UK's Qrixkuor, shredding at the Til-Two Club in San Diego.

Crushing Consecration, Courtesy of  Occult UK Quartet

No matter how you sliced it, Icon of Phobos was going to be a tough act to follow — especially for me, who was a little out of my element. Death metal isn’t my preferred genre these days, but I’d been intrigued by the “weirder” side of the genre. Luckily, I wouldn’t have to wait for the headliner to get it.

With fists raised in the air, Qrixkuor (UK) launched into an intoxicating abyssal attack. Cacophonous, catacomb-crushing heaviness fell upon the audience like an Old Testament plague as the two guitarists’ shredded their stringed implements with tempest-force tremolo picking. I was fixated on the drummer’s mercilessly clean tom rolls and ultra-efficient blasting — but Qrixkuor pulled off an immense-sounding set overall. The only visual effects they subscribed to was one of the guitarists who had donned an executioner’s mask and some kind of occult pendant ’round his neck — for the most part, Qrixkuor focused their every effort on delivering a razor-sharp set of massive, apocalyptic metal.
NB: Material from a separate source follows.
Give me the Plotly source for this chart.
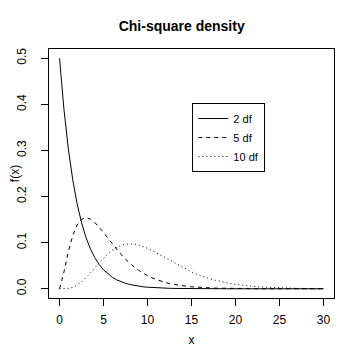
import plotly.graph_objects as go

x_vals = [0, 0.5, 1, 1.5, 2, 2.5, 3, 3.5, 4, 4.5, 5, 5.5, 6, 6.5, 7, 7.5, 8, 8.5, 9, 9.5,
          10, 10.5, 11, 11.5, 12, 12.5, 13, 13.5, 14, 14.5, 15, 15.5, 16, 16.5, 17, 17.5,
          18, 18.5, 19, 19.5, 20, 20.5, 21, 21.5, 22, 22.5, 23, 23.5, 24, 24.5, 25, 25.5,
          26, 26.5, 27, 27.5, 28, 28.5, 29, 29.5, 30]

df2 = [0.5, 0.3894, 0.3033, 0.2362, 0.1839, 0.1433, 0.1116, 0.0869, 0.0677, 0.0527,
       0.0410, 0.0320, 0.0249, 0.0194, 0.0151, 0.0118, 0.0092, 0.0071, 0.0056, 0.0043,
       0.0034, 0.0026, 0.0020, 0.0016, 0.0012, 0.0010, 0.0008, 0.0006, 0.0005, 0.0004,
       0.0003, 0.0002, 0.0002, 0.0001, 0.0001, 0.0001, 0.0001, 0.0, 0.0, 0.0,
       0.0, 0.0, 0.0, 0.0, 0.0, 0.0, 0.0, 0.0, 0.0, 0.0,
       0.0, 0.0, 0.0, 0.0, 0.0, 0.0, 0.0, 0.0, 0.0, 0.0, 0.0]

df5 = [0.0, 0.0366, 0.0807, 0.1154, 0.1384, 0.1506, 0.1542, 0.1513, 0.1440, 0.1338,
       0.1221, 0.1096, 0.0973, 0.0855, 0.0744, 0.0642, 0.0551, 0.0470, 0.0399, 0.0337,
       0.0283, 0.0237, 0.0198, 0.0165, 0.0137, 0.0113, 0.0094, 0.0077, 0.0064, 0.0052,
       0.0043, 0.0035, 0.0029, 0.0023, 0.0019, 0.0015, 0.0013, 0.0010, 0.0008, 0.0007,
       0.0005, 0.0004, 0.0004, 0.0003, 0.0002, 0.0002, 0.0001, 0.0001, 0.0001, 0.0001,
       0.0001, 0.0, 0.0, 0.0, 0.0, 0.0, 0.0, 0.0, 0.0, 0.0, 0.0]

df10 = [0.0, 0.0001, 0.0008, 0.0031, 0.0077, 0.0146, 0.0235, 0.0340, 0.0451, 0.0563,
        0.0668, 0.0762, 0.0840, 0.0901, 0.0944, 0.0969, 0.0977, 0.0970, 0.0949, 0.0918,
        0.0877, 0.0831, 0.0779, 0.0725, 0.0669, 0.0614, 0.0559, 0.0506, 0.0456, 0.0409,
        0.0365, 0.0324, 0.0286, 0.0252, 0.0221, 0.0194, 0.0169, 0.0147, 0.0127, 0.0110,
        0.0095, 0.0081, 0.0070, 0.0060, 0.0051, 0.0043, 0.0037, 0.0031, 0.0027, 0.0022,
        0.0019, 0.0016, 0.0013, 0.0011, 0.0009, 0.0008, 0.0006, 0.0005, 0.0004, 0.0004, 0.0003]

series_names = ["2 df", "5 df", "10 df"]
x_ticks = [0, 5, 10, 15, 20, 25, 30]
y_ticks = [0.0, 0.1, 0.2, 0.3, 0.4, 0.5]
y_tick_text = ["0.0", "0.1", "0.2", "0.3", "0.4", "0.5"]

FONT = "Liberation Sans"

fig = go.Figure()
dashes = ["solid", "4px,4px", "1px,3px"]
for name, ys, dash in zip(series_names, [df2, df5, df10], dashes):
    fig.add_trace(go.Scatter(x=x_vals, y=ys, mode="lines", name=name,
                             line=dict(color="black", width=1, dash=dash)))

axis_common = dict(showgrid=False, zeroline=False, showline=True, linecolor="black",
                   linewidth=1, mirror=True, ticks="outside", ticklen=7, tickwidth=1,
                   tickcolor="black", automargin=False,
                   tickfont=dict(family=FONT, size=12, color="black"))

fig.update_layout(
    width=360, height=360,
    margin=dict(l=41, r=34, t=41, b=70),
    paper_bgcolor="white", plot_bgcolor="white",
    font=dict(family=FONT, size=12, color="black"),
    title=dict(text="<b>Chi-square density</b>", x=0.4656, xref="paper", xanchor="center",
               y=1 - 18 / 360, yref="container", yanchor="middle",
               font=dict(family=FONT, size=14, color="black")),
    xaxis=dict(range=[-1.2, 31.2], tickvals=x_ticks, ticklabelstandoff=4,
               title=dict(text="x", font=dict(family=FONT, size=12), standoff=9),
               **axis_common),
    yaxis=dict(range=[-0.02, 0.52], tickvals=y_ticks, ticktext=y_tick_text, tickangle=-90,
               ticklabelstandoff=10,
               title=dict(text="f(x)", font=dict(family=FONT, size=12), standoff=9),
               **axis_common),
    legend=dict(x=0.503, y=0.783, xanchor="left", yanchor="top",
                bordercolor="black", borderwidth=1, bgcolor="white",
                font=dict(family=FONT, size=11, color="black"),
                itemwidth=30, tracegroupgap=0),
    showlegend=True,
)

fig.write_html("out.html")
Anticipation for the ‘Incantation

12:45 AM had creeped its way in, but the room buzzed with anticipation for the headliner. I’ll admit, I didn’t quite revere Blood Incantation (Denver, CO) quite the way many others in the metal community do, but I was looking to change that.

Denver's Blood Incantation, playing live at the Til-Two Club in San Diego.The previous bands had asked the venue for more vocal reverb; such requests aren’t uncommon to achieve the sound envisioned by the artist. Blood Incantation was no different, although their requests seemed to swing the other way — the guitarist/vocalist told the engineer for no reverb, as he’d brought a fleet of pedals to do it all himself.
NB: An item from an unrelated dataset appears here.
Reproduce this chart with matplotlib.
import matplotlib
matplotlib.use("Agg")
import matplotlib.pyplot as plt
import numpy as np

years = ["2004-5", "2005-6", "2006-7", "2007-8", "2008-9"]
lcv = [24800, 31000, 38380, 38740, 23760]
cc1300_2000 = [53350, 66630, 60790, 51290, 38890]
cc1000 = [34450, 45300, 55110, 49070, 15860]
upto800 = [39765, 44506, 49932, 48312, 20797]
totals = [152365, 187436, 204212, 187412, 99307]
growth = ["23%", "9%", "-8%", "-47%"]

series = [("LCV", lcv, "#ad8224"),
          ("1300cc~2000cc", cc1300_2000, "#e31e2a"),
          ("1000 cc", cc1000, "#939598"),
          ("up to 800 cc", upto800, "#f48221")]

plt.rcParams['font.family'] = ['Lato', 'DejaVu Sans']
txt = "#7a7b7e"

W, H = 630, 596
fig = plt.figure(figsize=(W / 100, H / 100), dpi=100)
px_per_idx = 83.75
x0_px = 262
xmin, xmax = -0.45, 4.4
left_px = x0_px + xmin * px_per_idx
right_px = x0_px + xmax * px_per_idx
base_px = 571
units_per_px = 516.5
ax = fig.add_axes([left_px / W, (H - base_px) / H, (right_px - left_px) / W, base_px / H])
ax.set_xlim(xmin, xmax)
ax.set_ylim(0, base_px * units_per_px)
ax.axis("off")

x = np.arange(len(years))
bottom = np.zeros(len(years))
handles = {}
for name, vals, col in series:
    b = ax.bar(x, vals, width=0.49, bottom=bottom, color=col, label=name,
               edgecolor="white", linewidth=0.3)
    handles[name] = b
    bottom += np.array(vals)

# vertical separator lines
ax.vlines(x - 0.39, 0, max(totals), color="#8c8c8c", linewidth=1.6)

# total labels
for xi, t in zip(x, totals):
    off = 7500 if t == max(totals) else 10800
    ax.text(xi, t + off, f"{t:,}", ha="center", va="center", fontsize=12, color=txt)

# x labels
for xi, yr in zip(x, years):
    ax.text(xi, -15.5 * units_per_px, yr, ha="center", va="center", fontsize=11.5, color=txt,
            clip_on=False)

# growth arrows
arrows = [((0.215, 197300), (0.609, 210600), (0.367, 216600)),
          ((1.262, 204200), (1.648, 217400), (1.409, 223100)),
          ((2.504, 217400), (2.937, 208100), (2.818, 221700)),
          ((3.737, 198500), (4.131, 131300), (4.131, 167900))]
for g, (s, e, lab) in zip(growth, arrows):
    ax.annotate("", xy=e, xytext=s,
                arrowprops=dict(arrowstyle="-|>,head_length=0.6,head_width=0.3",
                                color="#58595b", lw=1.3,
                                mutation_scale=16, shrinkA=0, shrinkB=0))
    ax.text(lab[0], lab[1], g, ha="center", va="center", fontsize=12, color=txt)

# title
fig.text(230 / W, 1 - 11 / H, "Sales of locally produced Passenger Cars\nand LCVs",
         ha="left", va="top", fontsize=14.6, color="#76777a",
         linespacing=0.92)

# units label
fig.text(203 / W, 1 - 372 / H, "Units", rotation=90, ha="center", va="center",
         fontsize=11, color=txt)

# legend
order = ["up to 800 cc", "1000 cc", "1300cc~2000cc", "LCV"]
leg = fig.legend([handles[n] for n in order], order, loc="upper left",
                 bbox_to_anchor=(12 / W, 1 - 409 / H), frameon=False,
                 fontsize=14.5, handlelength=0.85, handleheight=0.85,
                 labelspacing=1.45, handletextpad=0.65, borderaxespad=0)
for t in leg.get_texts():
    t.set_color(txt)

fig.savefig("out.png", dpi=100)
If “weird” death metal was what I was after, I got what I wanted with Blood Incantation. With mesmerizing musicianship, they manhandled their set of complex compositions brimming with odd-time extensions, tempo shifts, and ruthless death metal bludgeoning. Blood Incantation met each technical feat head-on, returning each challenge ten-fold with ferocity and skill. The colossal Vitrification of Blood (Part 1) was a notable thrill, ripping the audience through thirteen minutes of twisting tempos and swelling, sweltering structure.
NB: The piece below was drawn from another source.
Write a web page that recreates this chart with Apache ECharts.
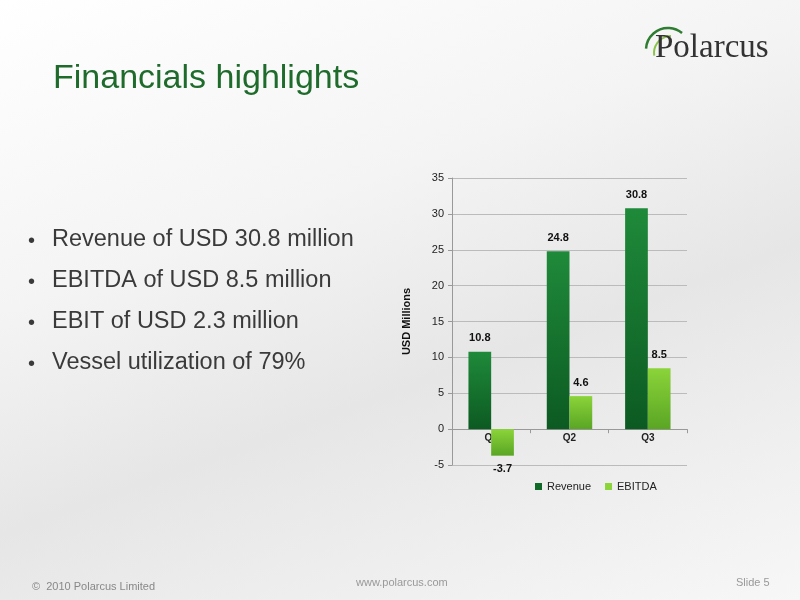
<!DOCTYPE html>
<html>
<head>
<meta charset="utf-8">
<script src="https://cdn.jsdelivr.net/npm/echarts@6/dist/echarts.min.js"></script>
<style>
  html, body { margin: 0; padding: 0; }
  #main { width: 800px; height: 600px; background: linear-gradient(160deg, #ffffff 0%, #f4f4f4 35%, #e6e6e6 60%, #f7f7f7 100%); }
</style>
</head>
<body>
<div id="main"></div>
<script>
var quarters = ['Q1', 'Q2', 'Q3'];
var revenue = [10.8, 24.8, 30.8];
var ebitda = [-3.7, 4.6, 8.5];
var bullets = [
  'Revenue of USD 30.8 million',
  'EBITDA of USD 8.5 million',
  'EBIT of USD 2.3 million',
  'Vessel utilization of 79%'
];

var chart = echarts.init(document.getElementById('main'));

var bulletGraphics = [];
bullets.forEach(function (b, i) {
  bulletGraphics.push({
    type: 'text', left: 28, top: 231 + i * 41,
    style: { text: '•', fill: '#3a3a3a', font: '20px "Liberation Sans", Arial, sans-serif' }
  });
  bulletGraphics.push({
    type: 'text', left: 52, top: 228 + i * 41,
    style: { text: b, fill: '#3a3a3a', font: '23.5px "Liberation Sans", Arial, sans-serif' }
  });
});

function labelFor(v) {
  return {
    value: v,
    label: { position: v < 0 ? 'bottom' : 'top' }
  };
}

var option = {
  textStyle: { fontFamily: '"Liberation Sans", Arial, sans-serif' },
  title: {
    text: 'Financials highlights', left: 48, top: 57,
    textStyle: { color: '#1e6b2c', fontSize: 34, fontWeight: 'normal' }
  },
  graphic: bulletGraphics.concat([
    { type: 'arc', shape: { cx: 668, cy: 50, r: 22, startAngle: Math.PI * 1.02, endAngle: Math.PI * 1.72 },
      style: { stroke: '#2e7d32', lineWidth: 2.5, fill: null } },
    { type: 'arc', shape: { cx: 671, cy: 53, r: 17, startAngle: Math.PI * 0.95, endAngle: Math.PI * 1.5 },
      style: { stroke: '#8bc34a', lineWidth: 2, fill: null } },
    { type: 'text', left: 655, top: 32,
      style: { text: 'Polarcus', fill: '#333', font: '33px "Liberation Serif", serif' } },
    { type: 'text', left: 32, top: 581,
      style: { text: '©  2010 Polarcus Limited', fill: '#888', font: '11px "Liberation Sans", Arial, sans-serif' } },
    { type: 'text', left: 356, top: 577,
      style: { text: 'www.polarcus.com', fill: '#999', font: '11px "Liberation Sans", Arial, sans-serif' } },
    { type: 'text', left: 736, top: 577,
      style: { text: 'Slide 5', fill: '#999', font: '11px "Liberation Sans", Arial, sans-serif' } }
  ]),
  legend: {
    top: 476, left: 530, itemWidth: 7, itemHeight: 7, itemGap: 14, icon: 'rect',
    textStyle: { fontSize: 11, color: '#222' },
    data: [
      { name: 'Revenue', itemStyle: { color: '#0f6a28' } },
      { name: 'EBITDA', itemStyle: { color: '#8bd43a' } }
    ]
  },
  grid: { left: 452, right: 113, top: 178, bottom: 135 },
  xAxis: {
    type: 'category', data: quarters,
    axisLine: { onZero: false, lineStyle: { color: '#999' } },
    offset: -35.8,
    axisTick: { show: true, length: 4, lineStyle: { color: '#999' } },
    axisLabel: { color: '#222', fontSize: 10, fontWeight: 'bold', margin: 4 }
  },
  yAxis: {
    type: 'value', min: -5, max: 35, interval: 5,
    name: 'USD Millions', nameLocation: 'middle', nameGap: 40, nameRotate: 90,
    nameTextStyle: { fontSize: 11, fontWeight: 'bold', color: '#111' },
    axisLine: { show: true, lineStyle: { color: '#999' } },
    axisTick: { show: true, length: 4, lineStyle: { color: '#999' } },
    axisLabel: { color: '#222', fontSize: 11 },
    splitLine: { lineStyle: { color: '#bbb' } }
  },
  series: [
    {
      name: 'Revenue', type: 'bar', data: revenue.map(labelFor),
      barGap: '0%', barCategoryGap: '42%',
      itemStyle: { color: new echarts.graphic.LinearGradient(0, 0, 0, 1, [
        { offset: 0, color: '#1f8a3a' }, { offset: 1, color: '#0c5a22' }]) },
      label: { show: true, fontSize: 11, fontWeight: 'bold', color: '#111', distance: 8 }
    },
    {
      name: 'EBITDA', type: 'bar', data: ebitda.map(labelFor),
      itemStyle: { color: new echarts.graphic.LinearGradient(0, 0, 0, 1, [
        { offset: 0, color: '#8bd43a' }, { offset: 1, color: '#5aa524' }]) },
      label: { show: true, fontSize: 11, fontWeight: 'bold', color: '#111', distance: 8 }
    }
  ]
};
chart.setOption(option);
</script>
</body>
</html>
Aside from their musical prowess, Blood Incantation was surprisingly high on entertainment value. I saw the reason for the vocalist’s earlier request — he used his pedal rig for more than enhancing his roars to cavernous depths; it was integral to a kind off-kilter, unexpected stage banter.

“Ever wonder why no one can read ancient Sumerian tablets?” he quizzed us, as the band prepped to launch into The 5th Tablet. “Because ‘They’ don’t want you read ancient Sumerian tablets.”

Over time, his warnings against government cover-ups, which seemed genuine at first, later seemed a bit more tongue-in-cheek as we warmed up to his timing and delivery. Whether they believe in any of that or not (they don’t have a Facebook page, after all; talk about staying off the grid) was irrelevant — their skill as musicians was enough to make me highly suspect that aliens do exist, and they go by the name Blood Incantation.

A rousing chant from the audience convinced the venue to let the band have an encore, and Blood Incantation finished with the excellent (and relatively short) Hovering Lifeless.

‘Til Next Time, Til-Two

True to its name, the Til-Two Club emptied its occupants just as the 2 AM hour approached. Another night of successful live music. I’ve always considered the live setting to have the ideal conditions to experience new bands, and despite a few technical misfortunes for Impure Consecration, all the groups that night were at the top of their class. Regardless of whatever unforeseen errors that come up, watching bands perform can’t ever fully translate from a recording — Fallen Angel’s energy; Impure Consecration‘s evocative appearance; Icon of Phobos’s theatrical flair; Qrixkuor’s ruthless focus; or Blood Incantation’s precision playing and banter. This is a lineup I think I’ll remember for a long time.